Cette considération est strictement liée au deuxième sujet de préoccupation pour oriGIn en l’espèce : les indications géographiques sont des droits de propriété intellectuelle qui profitent aux producteurs pour leurs efforts visant à garantir une qualité spécifique liée à un environnement géographique, ainsi qu’aux consommateurs à la recherche de produits authentiques. La vente d’une indication géographique en vrac nécessite des contrôles et des autorisations spécifiques car son utilisation ultérieure en tant qu’ingrédient doit être encadrée dans un contexte spécifique. Le nouveau règlement de l’UE sur les spiritueux confirme ce principe d’un point de vue général.
Enfin, nous tenons à réaffirmer qu’il n’y a pas de tension entre le libre-échange fondé sur des règles et la propriété intellectuelle. La protection des actifs fondamentaux tels que les indications géographiques et les marques est parfaitement compatible avec le commerce ouvert. Ceci est confirmé par les accords de libre-échange de «troisième génération» conclus par l’UE, qui contiennent tous un chapitre sur la propriété intellectuelle. Nous avons été heureux de voir plusieurs autres membres d’oriGIn exprimer la même position dans le cadre de la procédure d’examen. De même, certaines de ces questions ont été soulevées par le député européen Paolo Da Castro dans une question parlementaire à la Commission européenne à laquelle le commissaire Wojciechowski a répondu plus tôt cette année.

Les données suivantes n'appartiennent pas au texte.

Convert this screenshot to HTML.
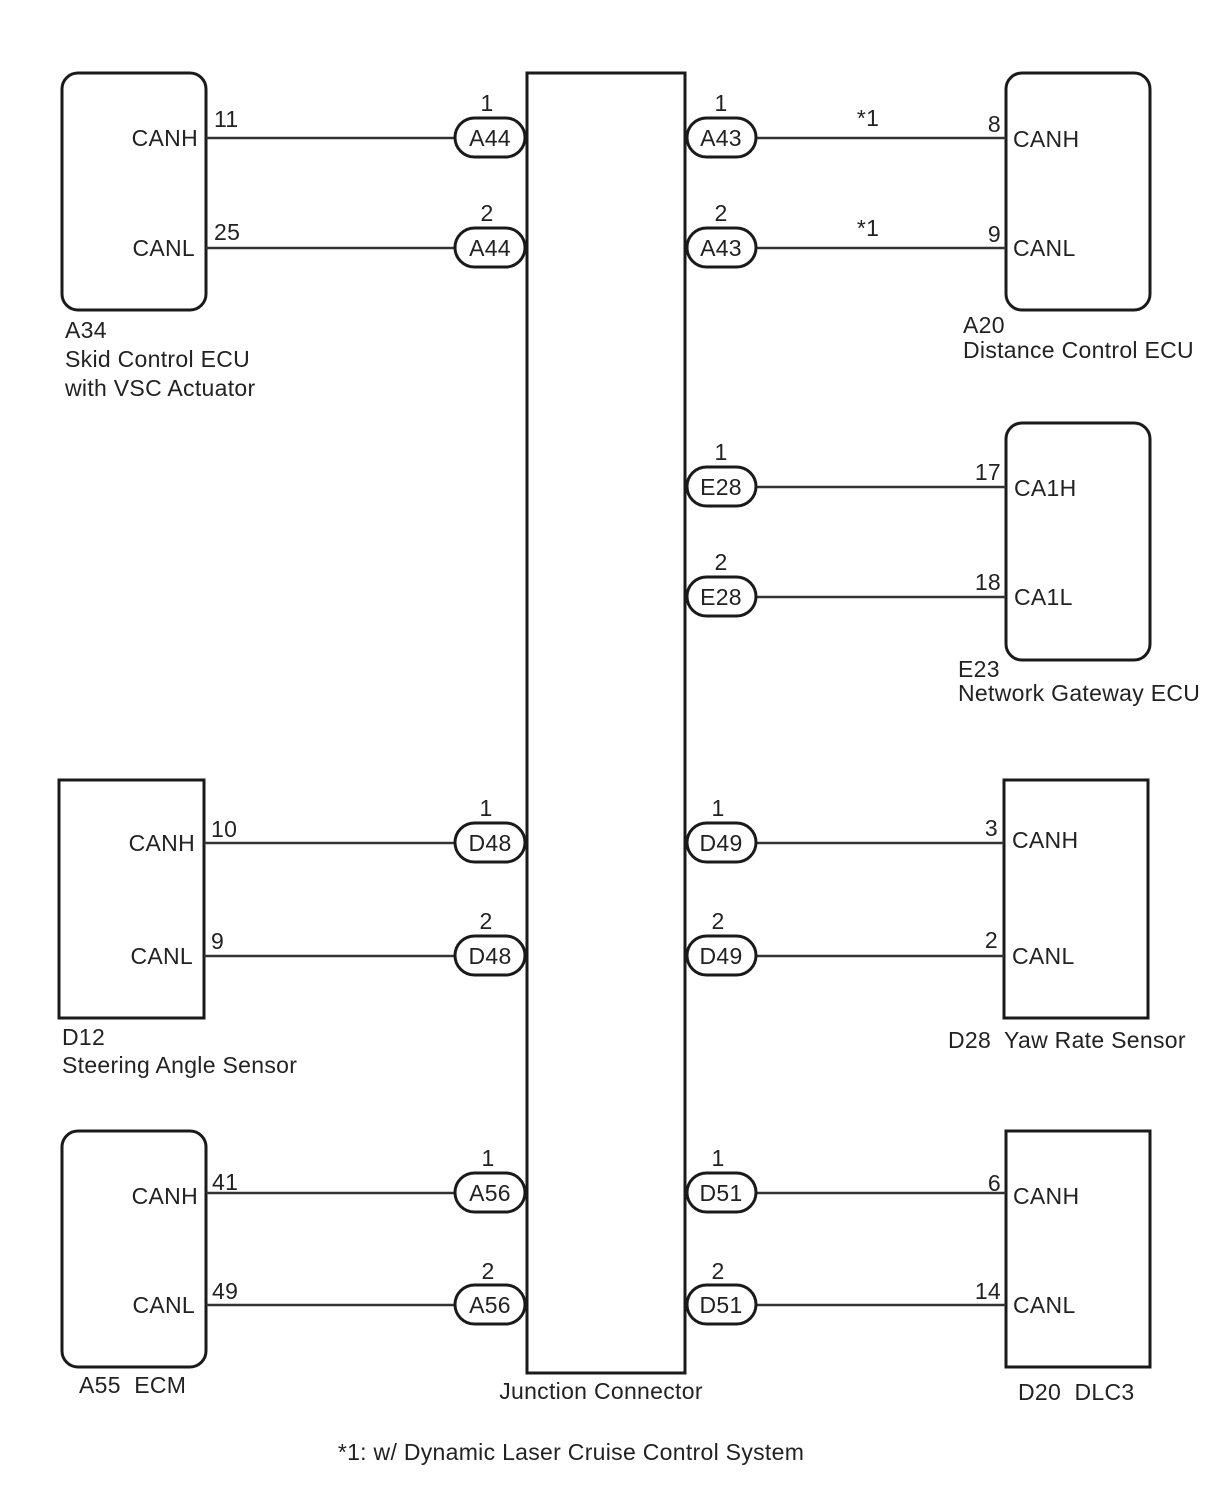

Un débat sur la durabilité
Au-delà des éléments susmentionnés, c’est le principe-même de la durabilité qui est en cause pour nous. Il y a en effet un aspect supplémentaire, qui va au-delà des considérations juridiques et qui concerne le débat sur la durabilité. En d’autres termes, comment établir un nouveau modèle «sociétal» qui assure la croissance économique, sans compromettre les performances environnementales et les principes sociaux. L’UE est à l’avant-garde de ce débat, avec son Green Deal ainsi que sa stratégie de la ferme à l’assiette (F2F) spécifiquement adressées au secteur agricole. L’un des objectifs clés de cette stratégie est de renforcer encore la transparence et la traçabilité de la chaîne alimentaire et des boissons, afin de s’assurer que les consommateurs sont pleinement informés sur la composition, les méthodes et l’impact des produits qu’ils achètent. Si l’on examine la question globale du point de vue de la durabilité, qui est irréversible et sera au cœur de l’élaboration des politiques dans les années à venir, il ne fait aucun doute que toute pratique commerciale qui pourrait faciliter l’induire en erreur des consommateurs quant à la véritable origine ou à la qualité des ingrédients et matières premières utilisés dans les produits transformés, non seulement contrevient aux règles de propriété intellectuelle, mais va à l’encontre des attentes des consommateurs et des principales préoccupations des décideurs.
Le 13 mars prochain, la Commission européenne a beaucoup à perdre ou à gagner selon la position qu’elle prendra. Pour elle, pour l’Europe, mais aussi pour des milliers de familles de producteurs, transmetteurs de savoir-faire ancrés dans des indications géographiques du monde entier. Nous espérons tous qu’elle entendra notre appel.